This article appeared online at TheNewAmerican.com on Monday, September 16, 2019:
New admissions from China’s National Bureau of Statistics (NBS) on Monday reveal continuing and accelerating weakness in the world’s second-largest economy. Heading into trade talks scheduled for October, such weakness further erodes the bargaining power of China’s communist negotiators in dealing with President Trump’s top people.
The report from the Chinese government’s economic mouthpiece was startlingly candid: The nation’s industrial production hit its lowest level in 17 and a half years, while retail sales, auto sales, and investment measures worsened as well. Industrial exports declined by 4.3 percent last month compared to a year ago. Factory output shrank for the fourth straight month.
China’s economy could be facing a “vicious cycle” of decline, said Li Wei, an economist at Standard Chartered Bank. He warned that as soft demand squeezes profits, inventories aren’t being restocked, which impacts factory orders.
The decline began long before the tariff wars ramped up, reflecting an economy being manipulated through statist Keynesian economic policies. Cuts in banks’ capital reserve requirements and interest rates, coupled with increases in public works projects, has failed to revive the once-strong economy.

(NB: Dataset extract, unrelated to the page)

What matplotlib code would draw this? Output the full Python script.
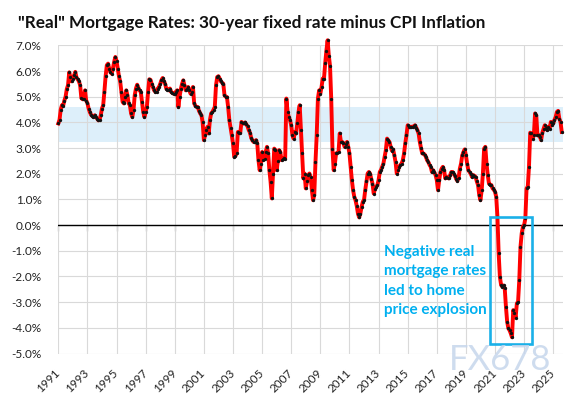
import numpy as np
import matplotlib.pyplot as plt
from matplotlib.patches import Rectangle

plt.rcParams['font.family'] = ['Lato', 'DejaVu Sans']

# monthly real mortgage rate (%), Jan 1991 .. Aug 2025
rates = [
    3.96, 4.10, 4.50, 4.67, 4.65, 4.85, 5.00, 5.30, 5.45, 5.95, 5.75, 5.60,  # 1991
    5.70, 5.84, 5.97, 5.75, 5.68, 5.60, 5.45, 4.95, 4.90, 4.93, 5.25, 4.85,  # 1992
    4.75, 4.54, 4.40, 4.30, 4.25, 4.21, 4.28, 4.20, 4.15, 4.08, 4.10, 4.28,  # 1993
    4.54, 4.67, 5.20, 5.80, 6.23, 6.29, 6.10, 5.95, 5.90, 6.10, 6.35, 6.55,  # 1994
    6.40, 6.10, 5.80, 5.60, 5.20, 4.80, 4.74, 5.00, 5.25, 5.06, 4.74, 4.67,  # 1995
    4.35, 4.21, 4.47, 5.06, 5.32, 5.47, 5.35, 5.25, 5.19, 4.80, 4.41, 4.21,  # 1996
    4.40, 4.60, 5.19, 5.68, 5.66, 5.50, 5.38, 5.25, 5.19, 5.19, 5.32, 5.38,  # 1997
    5.50, 5.64, 5.73, 5.60, 5.51, 5.32, 5.28, 5.25, 5.32, 5.19, 5.15, 5.12,  # 1998
    5.12, 5.20, 5.25, 4.60, 5.00, 5.30, 5.50, 5.64, 5.45, 5.25, 5.32, 5.38,  # 1999
    5.25, 5.12, 5.19, 5.38, 4.74, 4.65, 4.60, 4.60, 4.45, 4.35, 4.28, 4.00,  # 2000
    3.31, 3.50, 3.70, 3.83, 3.57, 4.10, 4.35, 4.41, 4.50, 4.60, 5.45, 5.77,  # 2001
    5.80, 5.71, 5.60, 5.55, 5.51, 5.06, 5.00, 4.99, 4.60, 4.09, 3.80, 3.50,  # 2002
    3.18, 2.66, 2.70, 2.79, 3.63, 3.60, 3.59, 4.02, 3.96, 3.96, 4.00, 3.92,  # 2003
    3.85, 3.70, 3.60, 3.40, 3.30, 3.24, 3.24, 3.31, 3.18, 2.53, 2.14, 2.40,  # 2004
    2.85, 2.53, 2.59, 2.85, 3.05, 2.79, 2.14, 1.68, 1.04, 2.00, 2.98, 2.92,  # 2005
    2.14, 2.50, 2.92, 2.85, 2.53, 2.59, 2.60, 2.59, 4.93, 4.41, 4.21, 4.09,  # 2006
    3.89, 3.50, 3.37, 3.63, 3.57, 3.96, 4.41, 4.67, 3.70, 2.79, 1.82, 2.01,  # 2007
    1.43, 1.70, 1.95, 2.01, 1.88, 1.36, 0.97, 1.17, 2.46, 3.50, 4.93, 5.25,  # 2008
    5.12, 5.38, 5.71, 5.70, 6.30, 6.80, 7.20, 6.60, 6.20, 4.90, 2.95, 2.14,  # 2009
    2.40, 2.79, 2.82, 2.85, 3.57, 3.24, 3.24, 3.20, 3.05, 3.15, 3.24, 3.05,  # 2010
    2.79, 2.27, 1.75, 1.36, 1.10, 0.97, 0.75, 0.45, 0.30, 0.45, 0.71, 0.91,  # 2011
    0.97, 1.36, 1.70, 2.01, 2.07, 2.01, 1.80, 1.62, 1.23, 1.40, 1.49, 1.56,  # 2012
    1.75, 2.07, 2.15, 2.27, 2.40, 2.66, 2.92, 3.37, 3.30, 3.24, 3.05, 2.90,  # 2013
    2.95, 2.72, 2.46, 2.01, 2.14, 2.27, 2.35, 2.40, 2.53, 2.79, 3.18, 3.50,  # 2014
    3.89, 3.83, 3.83, 3.83, 3.83, 3.85, 3.89, 3.80, 3.70, 3.57, 3.24, 3.00,  # 2015
    2.79, 2.79, 2.75, 2.66, 2.53, 2.46, 2.35, 2.27, 2.07, 2.14, 2.05, 1.95,  # 2016
    1.75, 1.36, 1.75, 2.07, 2.20, 2.27, 2.14, 1.82, 1.88, 1.85, 1.82, 1.95,  # 2017
    2.07, 2.07, 2.00, 1.92, 1.80, 1.72, 1.85, 2.20, 2.40, 2.72, 2.85, 2.95,  # 2018
    2.72, 2.40, 2.14, 2.07, 2.00, 1.88, 1.95, 1.92, 1.88, 1.70, 1.56, 1.17,  # 2019
    0.97, 1.36, 2.00, 2.98, 3.05, 2.40, 1.95, 1.62, 1.58, 1.56, 1.43, 1.38,  # 2020
    1.30, 1.10, 0.32, -1.10, -2.01, -2.33, -2.40, -2.35, -2.46, -3.18, -3.76, -4.02,  # 2021
    -4.10, -4.22, -4.37, -3.31, -3.44, -3.60, -3.05, -2.98, -2.14, -0.84, -0.32, -0.06,  # 2022
    0.00, 0.26, 1.43, 1.50, 2.27, 3.60, 3.57, 3.37, 3.50, 4.35, 4.28, 3.50,  # 2023
    3.50, 3.44, 3.31, 3.60, 3.75, 3.89, 3.80, 3.70, 3.83, 3.76, 4.02, 3.90,  # 2024
    3.96, 4.10, 4.21, 4.41, 4.45, 4.15, 4.02, 3.63,  # 2025
]
start_year = 1991
tick_years = list(range(1991, 2026, 2))
band_low, band_high = 3.25, 4.6
box_years = (2020.66, 2023.55)
box_rates = (-4.63, 0.30)
note = "Negative real\nmortgage rates\nled to home\nprice explosion"

x = start_year + np.arange(len(rates)) / 12.0

fig = plt.figure(figsize=(5.8, 3.96), dpi=100)
ax = fig.add_axes([58.3 / 580, 1 - 353.5 / 396, (563 - 58.3) / 580, (353.5 - 45.4) / 396])

ax.axhspan(band_low, band_high, color='#DDEFFA', zorder=0.2, lw=0)
ax.plot(x, rates, color='#FF0000', lw=2.8, zorder=3, clip_on=False,
        marker='o', ms=2.4, mfc='#111111', mec='#111111', mew=0)
ax.axhline(0, color='black', lw=1.0, zorder=2)

ax.add_patch(Rectangle((box_years[0], box_rates[0]), box_years[1] - box_years[0],
                       box_rates[1] - box_rates[0], fill=False,
                       edgecolor='#1AB0E8', lw=1.9, zorder=4))
ax.text(2013.35, -0.78, note, color='#00B0F0', fontsize=11, fontweight='bold',
        va='top', ha='left', linespacing=1.48, zorder=5)

ax.set_xlim(start_year, 2025.67)
ax.set_ylim(-5, 7)
ax.set_yticks(np.arange(-5, 8, 1))
ax.set_yticklabels([f"{v:.1f}%" for v in np.arange(-5, 8, 1)])
ax.set_xticks(tick_years)
ax.set_xticklabels([str(y) for y in tick_years], rotation=45, ha='right',
                   va='center', rotation_mode='anchor')
ax.tick_params(axis='both', length=0, labelsize=8.5, colors='#222222')
ax.tick_params(axis='y', pad=12)
ax.tick_params(axis='x', pad=13)
ax.set_axisbelow(True)
ax.grid(True, color='#D9D9D9', lw=0.8)
for s in ax.spines.values():
    s.set_visible(False)

# small tick marks on the zero line
zero_axis = ax.secondary_xaxis(5 / 12)
zero_axis.set_xticks(tick_years)
zero_axis.set_xticklabels([])
zero_axis.tick_params(direction='out', length=4, width=0.8, color='black')
zero_axis.spines['bottom'].set_visible(False)

fig.text(18.3 / 580, 1 - 28.3 / 396,
         '"Real" Mortgage Rates: 30-year fixed rate minus CPI Inflation',
         fontsize=12.3, fontweight='bold', color='#111111', va='baseline')
fig.text(500 / 580, 1 - 360 / 396, 'FX678', fontsize=25, color='#C6D6EC',
         alpha=0.85, ha='center', va='center', zorder=10)

fig.savefig('out.png', dpi=100)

Additional deficit spending runs the risk of pushing the nation’s national debt — already at 300 percent of the country’s economic output — to astronomical and ultimately unsustainable levels.

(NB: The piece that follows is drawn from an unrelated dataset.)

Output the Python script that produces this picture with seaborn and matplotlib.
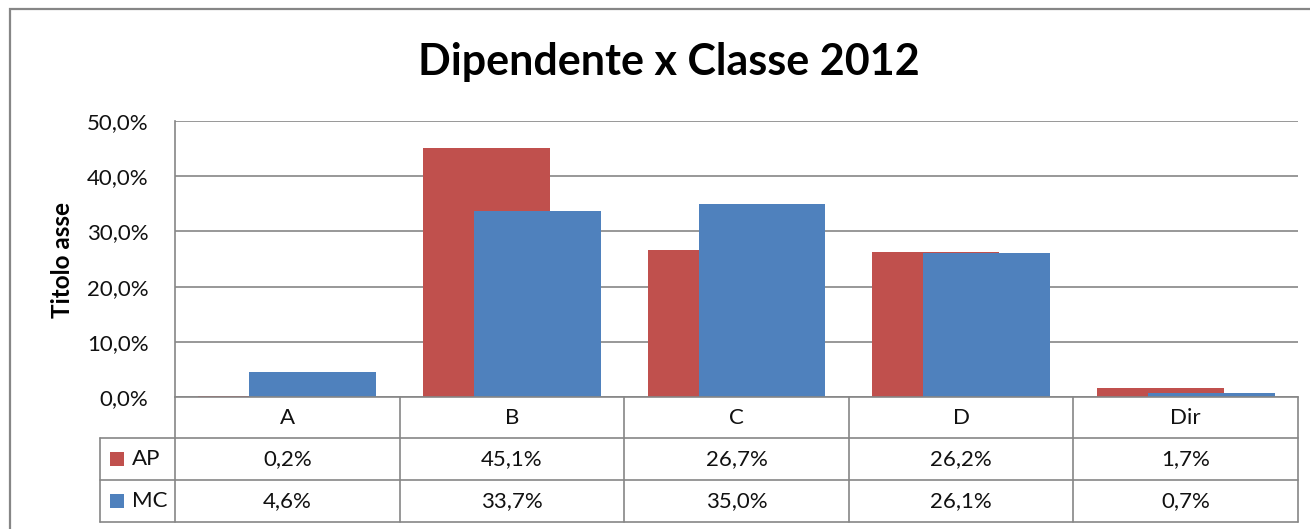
import matplotlib
matplotlib.use("Agg")
import matplotlib.pyplot as plt
import matplotlib.transforms as mtransforms
from matplotlib.patches import Rectangle
from matplotlib.lines import Line2D
import seaborn as sns
import pandas as pd

categories = ["A", "B", "C", "D", "Dir"]
series = ["AP", "MC"]
ap_values = [0.2, 45.1, 26.7, 26.2, 1.7]
mc_values = [4.6, 33.7, 35.0, 26.1, 0.7]
colors = {"AP": "#C0504D", "MC": "#4F81BD"}
title = "Dipendente x Classe 2012"
ylabel = "Titolo asse"

sns.set_theme(style="white")
plt.rcParams["font.family"] = ["Lato", "DejaVu Sans"]

W, H = 1310, 529
fig = plt.figure(figsize=(W / 100, H / 100), dpi=100)
fig.patch.set_facecolor("white")

def fx(px):
    return px / W

def fy(py):
    return 1 - py / H

ax_left, ax_right, ax_top, ax_bottom = 175, 1298, 121, 397
ax = fig.add_axes([fx(ax_left), fy(ax_bottom), fx(ax_right - ax_left), (ax_bottom - ax_top) / H])

df = pd.DataFrame({
    "Classe": categories * 2,
    "Serie": ["AP"] * len(categories) + ["MC"] * len(categories),
    "Valore": ap_values + mc_values,
})

sns.barplot(data=df, x="Classe", y="Valore", hue="Serie", order=categories,
            hue_order=series, palette=colors, ax=ax, legend=False,
            saturation=1, errorbar=None, linewidth=0, width=0.8)

# Excel-style overlapping bars
bar_w = 0.565
offset = 0.1135
for p in ax.patches:
    cx = p.get_x() + p.get_width() / 2
    cat = round(cx)
    is_ap = cx < cat
    c = cat - offset if is_ap else cat + offset
    p.set_width(bar_w)
    p.set_x(c - bar_w / 2)

grid_c = "#868686"
txt_c = "#111111"
fs = 16
ax.set_xlim(-0.5, len(categories) - 0.5)
ax.set_ylim(0, 50)
ax.set_yticks([0, 10, 20, 30, 40, 50])
ax.set_yticklabels([f"{v:.1f}%".replace(".", ",") for v in [0, 10, 20, 30, 40, 50]], fontsize=fs, color=txt_c)
ax.tick_params(axis="y", length=0, pad=19)
ax.set_xticks([])
ax.set_xlabel("")
ax.set_ylabel("")
ax.yaxis.grid(True, color=grid_c, linewidth=1.2)
ax.set_axisbelow(True)
for s in ["top", "right"]:
    ax.spines[s].set_visible(False)
for s in ["left", "bottom"]:
    ax.spines[s].set_color(grid_c)
    ax.spines[s].set_linewidth(1.2)

fig.text(fx(63), fy(260), ylabel, rotation=90, ha="center", va="center",
         fontsize=17.5, fontweight="bold", color="black")
fig.text(fx(669), fy(62), title, ha="center", va="center",
         fontsize=31, fontweight="bold", color="black")

# Data table below the axis
trans = mtransforms.blended_transform_factory(ax.transData, ax.transAxes)
axh = ax_bottom - ax_top
def ay(py):
    return (ax_bottom - py) / axh

row_header_b = ay(438)
row_ap_b = ay(480)
row_mc_b = ay(522)
px_unit = (ax_right - ax_left) / len(categories)
left_col = -0.5 - (ax_left - 100) / px_unit
xmax = len(categories) - 0.5
lkw = dict(color=grid_c, linewidth=1.2, transform=trans, clip_on=False)

for i in range(len(categories) + 1):
    x = i - 0.5
    ax.add_line(Line2D([x, x], [0, row_mc_b], **lkw))
for yb in [row_header_b, row_ap_b, row_mc_b]:
    ax.add_line(Line2D([left_col, xmax], [yb, yb], **lkw))
ax.add_line(Line2D([left_col, left_col], [row_header_b, row_mc_b], **lkw))

def pct(v):
    return f"{v:.1f}%".replace(".", ",")

for i, cat in enumerate(categories):
    ax.text(i, (0 + row_header_b) / 2, cat, transform=trans, ha="center", va="center",
            fontsize=fs, color=txt_c)
    ax.text(i, (row_header_b + row_ap_b) / 2, pct(ap_values[i]), transform=trans,
            ha="center", va="center", fontsize=fs, color=txt_c)
    ax.text(i, (row_ap_b + row_mc_b) / 2, pct(mc_values[i]), transform=trans,
            ha="center", va="center", fontsize=fs, color=txt_c)

sq = 14 / px_unit
sq_h = 14 / axh
for name, yb0, yb1 in [("AP", row_header_b, row_ap_b), ("MC", row_ap_b, row_mc_b)]:
    ym = (yb0 + yb1) / 2
    x0 = -0.5 - (ax_left - 110) / px_unit
    ax.add_patch(Rectangle((x0, ym - sq_h / 2), sq, sq_h, facecolor=colors[name],
                           edgecolor="none", transform=trans, clip_on=False))
    ax.text(-0.5 - (ax_left - 132) / px_unit, ym, name, transform=trans, ha="left",
            va="center", fontsize=fs, color=txt_c)

# Outer chart frame
fig.patches.append(Rectangle((fx(10), -0.2), 1.2, fy(9) + 0.2, transform=fig.transFigure,
                             facecolor="none", edgecolor=grid_c, linewidth=1.6))

fig.savefig("out.png", dpi=100, facecolor="white")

In the past year, reports China International Capital Corp., China’s industrial sector has lost five million jobs. Its research report says that nearly two million of them are attributable to the trade wars, while the rest can be blamed on an economy that was already slowing.

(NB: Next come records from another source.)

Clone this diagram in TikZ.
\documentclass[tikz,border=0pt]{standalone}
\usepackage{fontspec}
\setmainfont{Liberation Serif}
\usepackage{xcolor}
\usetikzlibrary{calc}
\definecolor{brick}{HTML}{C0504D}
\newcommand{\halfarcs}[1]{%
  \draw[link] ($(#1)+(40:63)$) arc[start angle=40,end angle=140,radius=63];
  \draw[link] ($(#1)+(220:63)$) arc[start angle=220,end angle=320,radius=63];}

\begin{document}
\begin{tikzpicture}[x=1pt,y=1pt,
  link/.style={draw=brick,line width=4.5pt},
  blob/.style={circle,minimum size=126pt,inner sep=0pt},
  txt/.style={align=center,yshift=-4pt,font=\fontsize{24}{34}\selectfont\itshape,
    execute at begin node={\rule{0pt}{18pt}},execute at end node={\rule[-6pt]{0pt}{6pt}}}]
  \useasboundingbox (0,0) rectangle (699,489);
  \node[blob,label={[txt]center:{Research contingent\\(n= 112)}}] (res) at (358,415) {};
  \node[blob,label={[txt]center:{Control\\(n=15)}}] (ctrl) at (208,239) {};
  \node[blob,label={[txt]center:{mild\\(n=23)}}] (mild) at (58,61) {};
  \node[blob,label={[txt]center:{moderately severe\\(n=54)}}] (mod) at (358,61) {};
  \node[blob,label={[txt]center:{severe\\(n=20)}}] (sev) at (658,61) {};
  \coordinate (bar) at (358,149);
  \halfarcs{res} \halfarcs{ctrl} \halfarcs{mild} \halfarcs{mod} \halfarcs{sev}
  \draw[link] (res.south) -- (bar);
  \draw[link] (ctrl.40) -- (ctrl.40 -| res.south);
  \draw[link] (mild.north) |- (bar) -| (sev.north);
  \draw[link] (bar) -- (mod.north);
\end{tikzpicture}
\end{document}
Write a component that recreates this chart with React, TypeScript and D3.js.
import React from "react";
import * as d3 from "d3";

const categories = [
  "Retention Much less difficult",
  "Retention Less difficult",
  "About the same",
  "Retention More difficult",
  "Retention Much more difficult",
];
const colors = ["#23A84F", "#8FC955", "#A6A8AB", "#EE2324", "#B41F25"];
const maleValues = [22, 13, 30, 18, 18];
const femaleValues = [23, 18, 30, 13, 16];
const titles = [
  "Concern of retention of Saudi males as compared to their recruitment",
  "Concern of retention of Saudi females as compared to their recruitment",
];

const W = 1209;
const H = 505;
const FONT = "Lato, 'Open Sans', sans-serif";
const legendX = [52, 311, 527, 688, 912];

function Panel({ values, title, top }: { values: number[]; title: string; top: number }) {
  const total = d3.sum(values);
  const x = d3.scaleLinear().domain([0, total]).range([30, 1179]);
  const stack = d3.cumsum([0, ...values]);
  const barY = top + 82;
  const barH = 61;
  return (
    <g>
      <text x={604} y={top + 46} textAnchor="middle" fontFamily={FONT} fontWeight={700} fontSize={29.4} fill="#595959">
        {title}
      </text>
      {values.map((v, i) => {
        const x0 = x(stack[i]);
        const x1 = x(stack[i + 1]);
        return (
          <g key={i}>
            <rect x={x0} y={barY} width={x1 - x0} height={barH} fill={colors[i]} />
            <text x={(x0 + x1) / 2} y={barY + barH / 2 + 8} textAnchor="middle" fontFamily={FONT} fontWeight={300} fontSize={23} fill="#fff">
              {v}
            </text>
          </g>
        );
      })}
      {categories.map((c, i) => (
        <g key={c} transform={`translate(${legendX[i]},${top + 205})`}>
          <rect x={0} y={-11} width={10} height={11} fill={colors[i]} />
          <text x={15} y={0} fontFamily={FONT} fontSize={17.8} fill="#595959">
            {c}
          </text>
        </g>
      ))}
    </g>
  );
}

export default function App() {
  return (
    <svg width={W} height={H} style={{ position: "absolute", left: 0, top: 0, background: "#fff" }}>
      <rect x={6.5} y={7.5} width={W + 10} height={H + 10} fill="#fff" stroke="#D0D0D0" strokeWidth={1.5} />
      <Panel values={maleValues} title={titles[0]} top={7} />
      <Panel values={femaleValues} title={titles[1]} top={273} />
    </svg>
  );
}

Economists at Nomura Holdings outlined the various interventionist strategies China’s central bank could employ in additional attempts to reverse the decline: speed up credit growth by lowering interest rates and credit standards for borrowers, increase spending on public infrastructure projects, and reduce taxes on various capital goods purchases. Such strategies fall into the category of “if something doesn’t work, do more of it.”
Then there are the excuses being provided by top Chinese communist officials such as Premier Li Keqiang, who said, “For China to maintain growth of 6% or more is very difficult against the current backdrop of a complicated international situation and a relatively high base.”
The New American predicted China’s continuing economic slowdown in July. We reported that Julian Evans-Pritchard, a senior China economist at Capital Economics, thought that additional economic “stimulus” measures would have little impact: “We think that construction activity will come under pressure in the coming quarters as the recent boom in property development unwinds.… We expect this to culminate in a further slowdown in economic growth over the coming year.”
Additional pressure to come to terms with the United States at the trade talks scheduled for October is being felt politically. China’s over-the-top response to the Hong Kong anti-government riots revealed its sensitivity to them getting out of control. According to the best sources available, the Chinese communist regime faced an estimated 200,000 anti-government protests last year, another indicator of just how precarious its hold is over its people.
If those October trade talks fail to generate significant progress, the Chinese know that Trump will follow through on his promise to raise further the tariffs he has already imposed. Those increases are scheduled to take effect in October and December.